United Nations – US President Donald Trump’s Middle East peace team briefed members of the UN Security Council on their plan to jumpstart negotiations between Israel and the Palestinians on Tuesday.

Two sources familiar with the briefing told The Jerusalem Post that Jared Kushner, the president’s son-in-law leading the diplomatic effort, Jason Greenblatt, his special representative for international negotiations, and Nikki Haley, US envoy to the UN, fielded questions from diplomats for roughly an hour after a public session of the council concluded.

The briefing by senior Trump administration officials followed a speech to the council by Palestinian Authority President Mahmoud Abbas, who asked UN members to come up with an international mechanism that would replace any US-led effort.

Kushner, Greenblatt and Haley — who sat in attendance for Abbas’s speech — dismissed that proposal in the briefing, the sources said, noting that it would take perhaps a year to organize yet another conference on Middle East peace bound to fail. Instead they plan on rolling out their peace plan in short time, they added, while declining to specify their timeframe.

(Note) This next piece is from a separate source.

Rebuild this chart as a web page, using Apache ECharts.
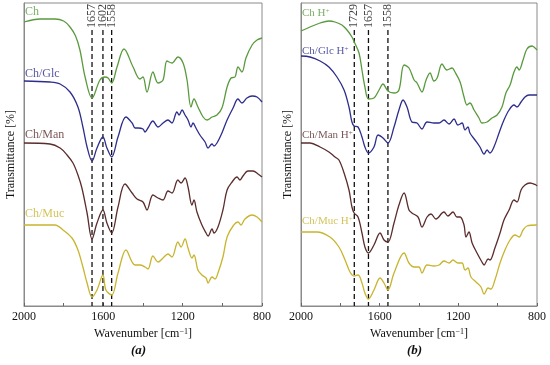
<!DOCTYPE html>
<html><head><meta charset="utf-8">
<script src="https://cdn.jsdelivr.net/npm/echarts@6/dist/echarts.min.js"></script>
<style>html,body{margin:0;padding:0;background:#fff}#c{width:550px;height:365px}</style>
</head><body><div id="c"></div>
<script>
// ---- data: [wavenumber cm^-1, relative transmittance (offset, a.u.)] ----
const chA = [[2000,284],[1919,287],[1844,287],[1800,285],[1768,279],[1740,270],[1718,256],[1692,229],[1657,208],[1617,226],[1592,229],[1576,228],[1558,223],[1531,239],[1496,257],[1450,239],[1415,227],[1400,229],[1380,214],[1350,234],[1324,223],[1299,226],[1279,245],[1254,243],[1224,249],[1198,243],[1178,226],[1158,199],[1143,207],[1123,199],[1097,189],[1077,186],[1052,189],[1027,191],[1002,198],[976,219],[956,228],[936,229],[921,239],[901,234],[881,248],[850,261],[825,266],[800,268]];
const chGlcA = [[2000,225],[1869,224],[1818,222],[1768,214],[1728,199],[1703,179],[1682,159],[1657,145],[1632,158],[1602,169],[1582,158],[1558,149],[1526,169],[1486,189],[1455,183],[1440,178],[1425,178],[1400,177],[1390,174],[1375,178],[1350,185],[1324,179],[1299,183],[1274,186],[1254,183],[1229,194],[1218,191],[1203,196],[1188,191],[1173,186],[1158,179],[1148,183],[1133,178],[1113,171],[1087,164],[1072,158],[1052,162],[1042,160],[1027,163],[1002,173],[976,186],[946,198],[921,207],[901,203],[876,208],[850,210],[825,209],[800,204]];
const chManA = [[2000,163],[1869,162],[1818,158],[1783,151],[1753,143],[1728,131],[1708,118],[1682,93],[1657,67],[1632,83],[1602,96],[1582,83],[1558,73],[1526,99],[1491,122],[1455,113],[1430,107],[1400,104],[1380,96],[1350,111],[1324,108],[1299,106],[1274,115],[1254,113],[1224,126],[1208,123],[1188,128],[1173,119],[1153,101],[1143,106],[1128,94],[1103,81],[1082,73],[1072,70],[1052,77],[1042,73],[1022,79],[997,96],[976,116],[951,124],[926,129],[911,126],[896,130],[871,135],[845,135],[820,132],[800,129]];
const chMucA = [[2000,81],[1844,81],[1803,76],[1758,68],[1728,56],[1703,39],[1682,23],[1657,9],[1632,16],[1602,31],[1587,16],[1558,11],[1526,33],[1486,56],[1455,44],[1440,41],[1415,41],[1390,39],[1375,37],[1350,50],[1324,44],[1299,48],[1274,52],[1254,49],[1224,64],[1208,59],[1188,67],[1173,58],[1153,48],[1143,51],[1123,36],[1103,31],[1082,28],[1072,23],[1052,29],[1037,27],[1022,33],[997,49],[976,69],[946,80],[921,84],[906,81],[886,87],[850,91],[825,89],[800,84]];

const chB = [[2000,275],[1954,279],[1903,283],[1858,285],[1827,284],[1792,281],[1766,276],[1741,269],[1729,264],[1705,253],[1690,236],[1675,219],[1657,207],[1629,208],[1603,216],[1583,222],[1558,215],[1527,213],[1502,216],[1476,241],[1451,238],[1425,226],[1410,223],[1385,214],[1364,226],[1344,233],[1324,225],[1308,228],[1283,242],[1258,236],[1232,238],[1217,234],[1191,224],[1171,209],[1156,201],[1141,203],[1120,196],[1095,188],[1080,183],[1054,184],[1029,188],[1003,191],[978,199],[958,213],[937,221],[917,234],[902,239],[891,236],[871,246],[851,257],[825,260],[810,258],[800,256]];
const chGlcB = [[2000,250],[1954,249],[1903,245],[1858,239],[1817,229],[1781,216],[1756,199],[1741,184],[1730,180],[1710,179],[1690,169],[1675,159],[1657,153],[1629,159],[1608,171],[1583,168],[1558,163],[1527,179],[1502,196],[1481,206],[1461,199],[1436,184],[1410,183],[1385,177],[1359,184],[1324,183],[1298,183],[1273,186],[1247,182],[1222,187],[1202,181],[1181,183],[1166,176],[1151,179],[1141,173],[1115,166],[1090,159],[1069,152],[1054,156],[1039,153],[1019,159],[993,173],[968,186],[942,196],[917,201],[902,199],[881,204],[861,209],[841,211],[800,211]];
const chManB = [[2000,163],[1954,163],[1903,159],[1858,154],[1827,149],[1807,146],[1781,133],[1756,116],[1741,99],[1730,93],[1710,89],[1690,73],[1675,59],[1657,53],[1629,61],[1598,73],[1578,66],[1558,64],[1527,83],[1502,101],[1476,113],[1451,96],[1436,93],[1405,89],[1385,79],[1359,89],[1339,92],[1314,87],[1273,94],[1253,90],[1227,94],[1207,89],[1191,89],[1171,81],[1161,69],[1146,74],[1130,63],[1105,53],[1080,44],[1069,41],[1049,47],[1039,46],[1014,58],[988,73],[968,86],[942,96],[917,106],[902,104],[881,116],[861,121],[836,123],[805,121],[800,120]];
const chMucB = [[2000,74],[1919,74],[1853,69],[1807,59],[1776,46],[1751,34],[1730,30],[1710,31],[1690,23],[1675,13],[1657,7],[1629,16],[1598,28],[1578,23],[1558,16],[1527,33],[1476,53],[1451,43],[1425,39],[1400,39],[1385,33],[1359,41],[1324,40],[1298,41],[1273,45],[1247,43],[1227,46],[1202,43],[1181,43],[1166,36],[1151,38],[1136,29],[1110,24],[1085,19],[1069,12],[1049,18],[1034,17],[1014,26],[988,43],[963,56],[937,66],[912,71],[891,69],[871,76],[851,80],[800,81]];

const peaksA = [1657, 1602, 1558];
const peaksB = [1729, 1657, 1558];
const namesA = ['Ch', 'Ch/Glc', 'Ch/Man', 'Ch/Muc'];
const namesB = ['Ch H{s|+}', 'Ch/Glc H{s|+}', 'Ch/Man H{s|+}', 'Ch/Muc H{s|+}'];
const labelLevelA = [294, 232, 171, 92];
const labelLevelB = [293, 255, 171, 85];
const xTicks = [2000, 1600, 1200, 800];

const colors = ['#5a9a3e', '#2d2d8c', '#5a2c2c', '#c8b42e'];
const FONT = 'Liberation Serif';
const dashTop = 276, peakLabelY = 290;

const seriesA = [chA, chGlcA, chManA, chMucA];
const seriesB = [chB, chGlcB, chManB, chMucB];

function makeAxes(idx) {
  return {
    x: {
      type: 'value', gridIndex: idx, min: 800, max: 2000, interval: 200, inverse: true,
      axisLine: {show: true, lineStyle: {color: '#8a8a8a', width: 1}},
      axisTick: {show: true, inside: true, length: 3, lineStyle: {color: '#666'}},
      splitLine: {show: false},
      axisLabel: {fontFamily: FONT, fontSize: 12, color: '#111', margin: 5,
        formatter: v => xTicks.indexOf(v) >= 0 ? String(v) : ''},
      name: 'Wavenumber [cm{s|\u22121}]', nameLocation: 'middle', nameGap: 20,
      nameTextStyle: {fontFamily: FONT, fontSize: 12, color: '#111',
        rich: {s: {fontFamily: FONT, fontSize: 8, verticalAlign: 'top', lineHeight: 10, color: '#111'}}}
    },
    y: {
      type: 'value', gridIndex: idx, min: 0, max: 303,
      axisLine: {show: true, lineStyle: {color: '#8a8a8a'}},
      axisTick: {show: false}, axisLabel: {show: false}, splitLine: {show: false},
      name: 'Transmittance [%]', nameLocation: 'middle', nameGap: 7, nameRotate: 90,
      nameTextStyle: {fontFamily: FONT, fontSize: 12, color: '#111'}
    }
  };
}

const aA = makeAxes(0), aB = makeAxes(1);
const series = [];
function addPanel(idx, data, peaks, names, levels, fs) {
  data.forEach((d, i) => {
    series.push({type: 'line', xAxisIndex: idx, yAxisIndex: idx, data: d, smooth: 0.35,
      showSymbol: false, lineStyle: {color: colors[i], width: 1.3}, z: 3});
  });
  peaks.forEach(p => {
    series.push({type: 'line', xAxisIndex: idx, yAxisIndex: idx, data: [[p, dashTop], [p, 0]],
      showSymbol: false, lineStyle: {color: '#111', width: 1.3, type: [5, 3]}, z: 2});
  });
  series.push({type: 'scatter', xAxisIndex: idx, yAxisIndex: idx, symbolSize: 0, z: 5,
    data: peaks.map(p => [p, peakLabelY]),
    label: {show: true, position: 'inside', rotate: 90, formatter: o => String(o.value[0]),
      fontFamily: FONT, fontSize: 12, color: '#111'}});
  series.push({type: 'scatter', xAxisIndex: idx, yAxisIndex: idx, symbolSize: 0, z: 6,
    data: names.map((n, i) => ({value: [2000, levels[i]], name: n,
      label: {color: colors[i], rich: {s: {color: colors[i], fontSize: 7, verticalAlign: 'top', lineHeight: 8, fontFamily: FONT}}}})),
    label: {show: true, position: 'right', distance: 1,
      formatter: o => o.name, fontFamily: FONT, fontSize: fs},
    labelLayout: {hideOverlap: false},
    itemStyle: {color: 'transparent'}});
}
addPanel(0, seriesA, peaksA, namesA, labelLevelA, 12);
addPanel(1, seriesB, peaksB, namesB, labelLevelB, 11);

const chart = echarts.init(document.getElementById('c'), null, {renderer: 'canvas'});
chart.setOption({
  animation: false,
  backgroundColor: '#fff',
  grid: [
    {left: 24, right: 288, top: 3, bottom: 59, show: true, borderColor: '#8a8a8a', borderWidth: 1},
    {left: 301, right: 13, top: 3, bottom: 59, show: true, borderColor: '#8a8a8a', borderWidth: 1}
  ],
  xAxis: [aA.x, aB.x],
  yAxis: [aA.y, aB.y],
  series: series,
  graphic: [
    {type: 'text', left: 131, top: 344, style: {text: '(a)', font: 'italic bold 13px "Liberation Serif"', fill: '#111'}},
    {type: 'text', left: 407, top: 344, style: {text: '(b)', font: 'italic bold 13px "Liberation Serif"', fill: '#111'}}
  ]
});
</script></body></html>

According to the diplomatic sources, Kushner and Greenblatt said of the plan that “both sides are going to love some of it, and hate some of it.” The US team underscored their belief that Israeli settlement activity is unhelpful for the peace process, but told council members that past demands for freezes had proven counterproductive, suggesting that no such demand is forthcoming in the plan.

Kushner and Greenblatt have been working on a plan to get both sides to the negotiating table for over a year. But Trump’s decision in December to recognize Jerusalem as Israel’s capital, and to move the US embassy there, infuriated the Palestinians and led them to write off the administration as fair arbiters.

The peace team was pressed on allegations of its bias toward Israel in the briefing, to which its members responded that, if they were truly biased, they would have spent less time coming up with such a detailed plan.

They also requested council members encourage the Palestinians to give their peace plan a fair shake upon its release. They have made a similar ask of the Arab League, which also opposed Trump’s Jerusalem decision, but has in recent years sought to warm relations with Israel and resolve its conflict with the Palestinians once and for all.